Tuesday, December 19, 2006

Selman Case Settles

The Cobb County School District has issued this press release, which reads in part:

“We are very pleased to reach this agreement and end the lawsuit,” said Cobb County Board of Education Chair Dr. Teresa Plenge. “After the 11th Circuit Court vacated the decision, we faced the distraction and expense of starting all over with more legal actions and another trial. With this agreement, it is done, and we now have a clean slate going into the New Year.”

Under the agreement, the District will not attempt to place the same, or similar, stickers in textbooks again. In return, plaintiffs have agreed to end all legal action against the school district. In a separate agreement, the District has agreed to pay $166,659, which represents a portion of the plaintiff’s legal fees.

“Appealing the lower court ruling was the right decision by the school board because that ruling was incorrect,” said Dr. Plenge. “The Board maintains that the stickers were constitutional, but, at the same time, the Board clearly sees the need to put this divisive issue behind us.
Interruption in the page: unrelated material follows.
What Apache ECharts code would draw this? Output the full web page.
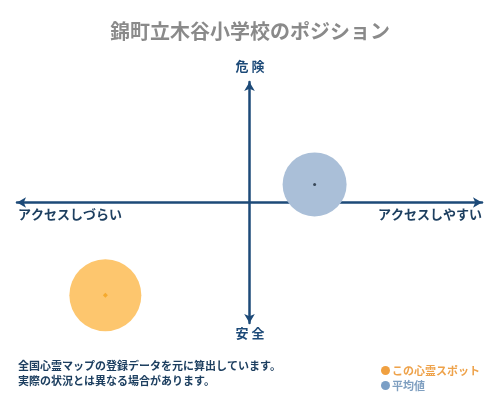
<!DOCTYPE html>
<html>
<head>
<meta charset="utf-8">
<script src="https://cdn.jsdelivr.net/npm/echarts@6/dist/echarts.min.js"></script>
<style>
  html, body { margin: 0; padding: 0; background: #fff; }
  #main { width: 500px; height: 400px; }
</style>
</head>
<body>
<div id="main"></div>
<script>
const FONT = '"Noto Sans CJK JP", sans-serif';

// positions on a -100..100 scale (x: access, y: danger)
const seriesNames = ['この心霊スポット', '平均値'];
const spotPoint = [-62, -77];
const avgPoint = [28, 15];
const notes = ['全国心霊マップの登録データを元に算出しています。', '実際の状況とは異なる場合があります。'];

const chart = echarts.init(document.getElementById('main'));

const axisStyle = {
  type: 'value',
  min: -100,
  max: 100,
  axisLine: {
    show: true,
    onZero: true,
    symbol: ['arrow', 'arrow'],
    symbolSize: [8, 9],
    lineStyle: { color: '#1d4a78', width: 2.5 }
  },
  axisTick: { show: false },
  axisLabel: { show: false },
  splitLine: { show: false }
};

var option = {
  backgroundColor: '#ffffff',
  animation: false,
  title: {
    text: '錦町立木谷小学校のポジション',
    left: 'center',
    top: 16,
    textStyle: { fontFamily: FONT, fontSize: 20, fontWeight: 'bold', color: '#8a8a8a' }
  },
  grid: { left: 17, right: 18, top: 82, bottom: 77 },
  xAxis: axisStyle,
  yAxis: axisStyle,
  legend: {
    orient: 'vertical',
    left: 376,
    top: 360,
    itemWidth: 9,
    itemHeight: 9,
    itemGap: 4,
    icon: 'circle',
    data: [
      { name: seriesNames[0], itemStyle: { color: '#f0a040' }, textStyle: { color: '#eea24a' } },
      { name: seriesNames[1], itemStyle: { color: '#7b9fc6' }, textStyle: { color: '#7f9fc0' } }
    ],
    textStyle: { fontFamily: FONT, fontSize: 11, fontWeight: 'bold', padding: [0, 0, 0, -3] }
  },
  graphic: [
    { type: 'text', left: 'center', top: 60, style: { text: '危 険', font: 'bold 13px ' + FONT, fill: '#1d4a78' } },
    { type: 'text', left: 'center', top: 327, style: { text: '安 全', font: 'bold 13px ' + FONT, fill: '#1d4a78' } },
    { type: 'text', left: 18, top: 208, style: { text: 'アクセスしづらい', font: 'bold 13px ' + FONT, fill: '#1d3f60' } },
    { type: 'text', right: 18, top: 208, style: { text: 'アクセスしやすい', font: 'bold 13px ' + FONT, fill: '#1d3f60' } },
    { type: 'text', left: 18, top: 360, style: { text: notes[0], font: 'bold 11px ' + FONT, fill: '#1d3f60' } },
    { type: 'text', left: 18, top: 375, style: { text: notes[1], font: 'bold 11px ' + FONT, fill: '#1d3f60' } }
  ],
  series: [
    {
      name: seriesNames[0],
      type: 'scatter',
      symbolSize: 72,
      itemStyle: { color: '#fdc66e', opacity: 1 },
      data: [spotPoint]
    },
    {
      name: seriesNames[1],
      type: 'scatter',
      symbolSize: 64,
      itemStyle: { color: '#aabfd8', opacity: 1 },
      data: [avgPoint]
    },
    {
      name: 'spotDot',
      type: 'scatter',
      symbol: 'diamond',
      symbolSize: 5,
      itemStyle: { color: '#f2a21e' },
      data: [spotPoint]
    },
    {
      name: 'avgDot',
      type: 'scatter',
      symbolSize: 3,
      itemStyle: { color: '#1d2a3a' },
      data: [avgPoint]
    }
  ]
};

chart.setOption(option);
</script>
</body>
</html>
There will be no stickers in textbooks, and, as always, we will continue to provide Cobb County students a curriculum that follows national and state standards in teaching science and the theory of evolution.”


The Washington Post article is here.

The Americans United for Separation of Church and State press release is here.


2 Comments:

At December 19, 2006 7:12 PM, Blogger Larry Fafarman said...
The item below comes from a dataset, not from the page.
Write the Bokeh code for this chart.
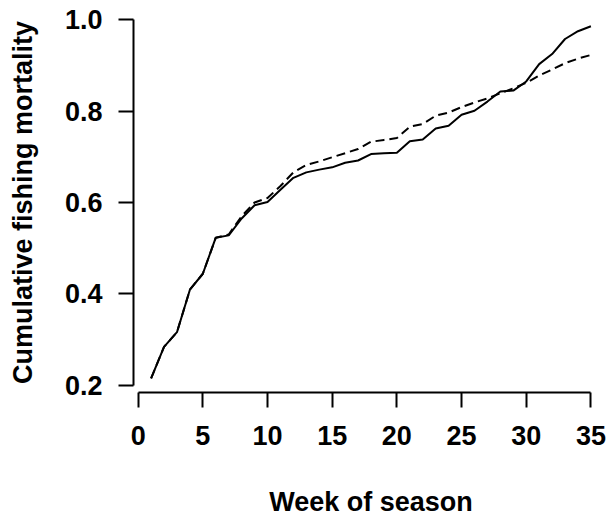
from bokeh.plotting import figure
from bokeh.models import Range1d, FixedTicker, PrintfTickFormatter
from bokeh.embed import file_html
from bokeh.resources import INLINE

weeks = list(range(1, 36))
observed = [0.215, 0.284, 0.316, 0.409, 0.444, 0.523, 0.528, 0.565, 0.594, 0.601,
            0.628, 0.654, 0.666, 0.672, 0.677, 0.687, 0.692, 0.706, 0.708, 0.709,
            0.734, 0.738, 0.762, 0.768, 0.792, 0.801, 0.821, 0.843, 0.845, 0.865,
            0.903, 0.925, 0.958, 0.975, 0.986]
modelled = [0.215, 0.284, 0.316, 0.409, 0.444, 0.523, 0.530, 0.570, 0.600, 0.610,
            0.636, 0.666, 0.682, 0.690, 0.699, 0.708, 0.717, 0.733, 0.737, 0.741,
            0.766, 0.772, 0.790, 0.797, 0.809, 0.819, 0.828, 0.839, 0.850, 0.862,
            0.878, 0.891, 0.905, 0.915, 0.923]
x_ticks = [0, 5, 10, 15, 20, 25, 30, 35]
y_ticks = [0.2, 0.4, 0.6, 0.8, 1.0]

FONT = "Liberation Sans"

p = figure(width=609, height=521, output_backend="svg", toolbar_location=None,
           x_range=Range1d(-0.36, 36.36), y_range=Range1d(0.184, 1.016),
           min_border_left=133, min_border_right=1, min_border_top=12,
           min_border_bottom=129)
p.outline_line_color = None
p.grid.visible = False
p.background_fill_color = "white"
p.border_fill_color = "white"

p.line(weeks, observed, line_color="black", line_width=2)
p.line(weeks, modelled, line_color="black", line_width=2, line_dash="9 5")

for ax, ticks, bounds in ((p.xaxis[0], x_ticks, (0, 35)), (p.yaxis[0], y_ticks, (0.2, 1.0))):
    ax.ticker = FixedTicker(ticks=ticks)
    ax.bounds = bounds
    ax.axis_line_width = 2
    ax.axis_line_color = "black"
    ax.major_tick_line_width = 2
    ax.major_tick_line_color = "black"
    ax.major_tick_out = 15
    ax.major_tick_in = 0
    ax.minor_tick_line_color = None
    ax.major_label_text_font = FONT
    ax.major_label_text_font_style = "bold"
    ax.major_label_text_font_size = "27px"
    ax.major_label_text_color = "black"
    ax.axis_label_text_font = FONT
    ax.axis_label_text_font_style = "bold"
    ax.axis_label_text_font_size = "27px"
    ax.axis_label_text_color = "black"

p.xaxis[0].axis_label = "Week of season"
p.xaxis[0].major_label_standoff = 18
p.xaxis[0].axis_label_standoff = 39
p.yaxis[0].axis_label = "Cumulative fishing mortality"
p.yaxis[0].major_label_standoff = 16
p.yaxis[0].axis_label_standoff = 24
p.yaxis[0].major_label_orientation = "horizontal"
p.yaxis[0].formatter = PrintfTickFormatter(format="%.1f")

open("out.html", "w").write(file_html(p, INLINE))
I think that the board acted very foolishly and irresponsibly by settling the case, because the board had a lot going for it. I think that there was little chance that the missing evidence would be found (since it is has not been found yet), and in oral hearings the appeals judges seemed to indicate that they might reverse the decision even if the missing evidence is found.

 
At December 19, 2006 7:56 PM, Anonymous Jim Sherwood said...

These school boards aren't very courageous. But could they have had to pay much bigger legal fees if they had continued the appeal and somehow lost? And what about their own legal costs? They may have just wanted to avoid risk. If Congress doesn't change that situation, it seems that it's possible for the Darwinists to easily scare timid local school boards.